弾入動作は鍼師にとって基本中の基本。これまで数限りなくやってきましたが、これほど追求したことはありません。樽井先生だって既に相当なキャリアと肩書を得ても未だ学生のように実直に練習しているのです。羨ましいくらい真っ直ぐです。
京都を訪れたその日、ちょうど私の前に教員養成科の1期下の後輩が樽井先生のもとを訪れていて経絡治療の練習会をしていたそうです。その様子を嬉しそうに語る樽井先生。その日の夜に夜行バスに乗って東京に移動し3日間鍼灸の勉強をすると言います。どこまでも熱心。
彼の口から鍼灸師という存在について愚痴を聞いたことがありません。
やれ、食えない(儲からない)職業だ、パワハラがいまだに横行している、偏屈者が多い、世間の印象が悪い。このような声を業界内から耳にすることがあるのですが、樽井先生は一切不満を漏らしません。鍼灸が好きで鍼灸師であることを誇りに思っている。

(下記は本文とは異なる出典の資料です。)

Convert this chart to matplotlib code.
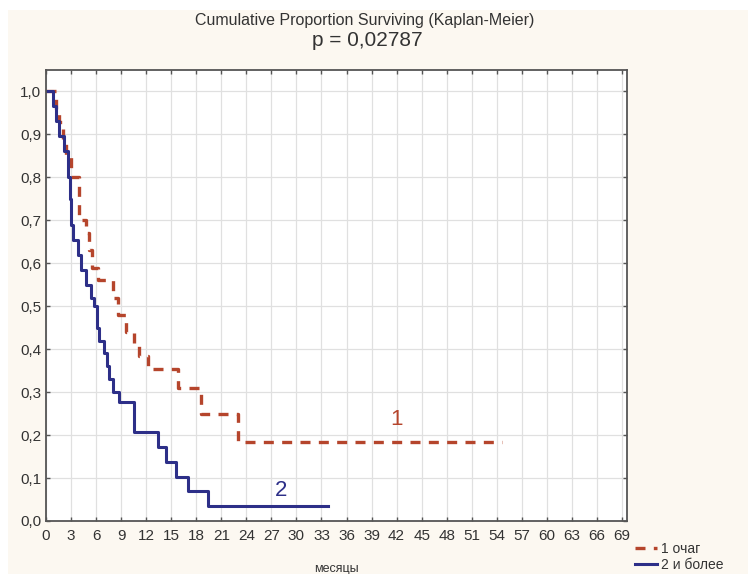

これまで鍼灸をずっと冷めた目で見て距離を置いてきた私とは大違いです。年齢は一回り以上下ですがその姿勢を見習うところがあります。
7年前に<臨床も社会も知らない若造>と思った樽井先生は既に鍼灸師だった私なんかよりずっと鍼灸と鍼灸師を知っていたのでしょう。脇目もふらずに過ごしてきた。よくよく考えるとこの若さでここまでやっていることに驚嘆します。この先5年、10年でどのステージまで行くのだろうか。想像できません。
この日、京都で樽井先生の前に会った鋤柄先生もそうですが一つのことを追求する強さを学びました。まだまだ学ぶことがあります。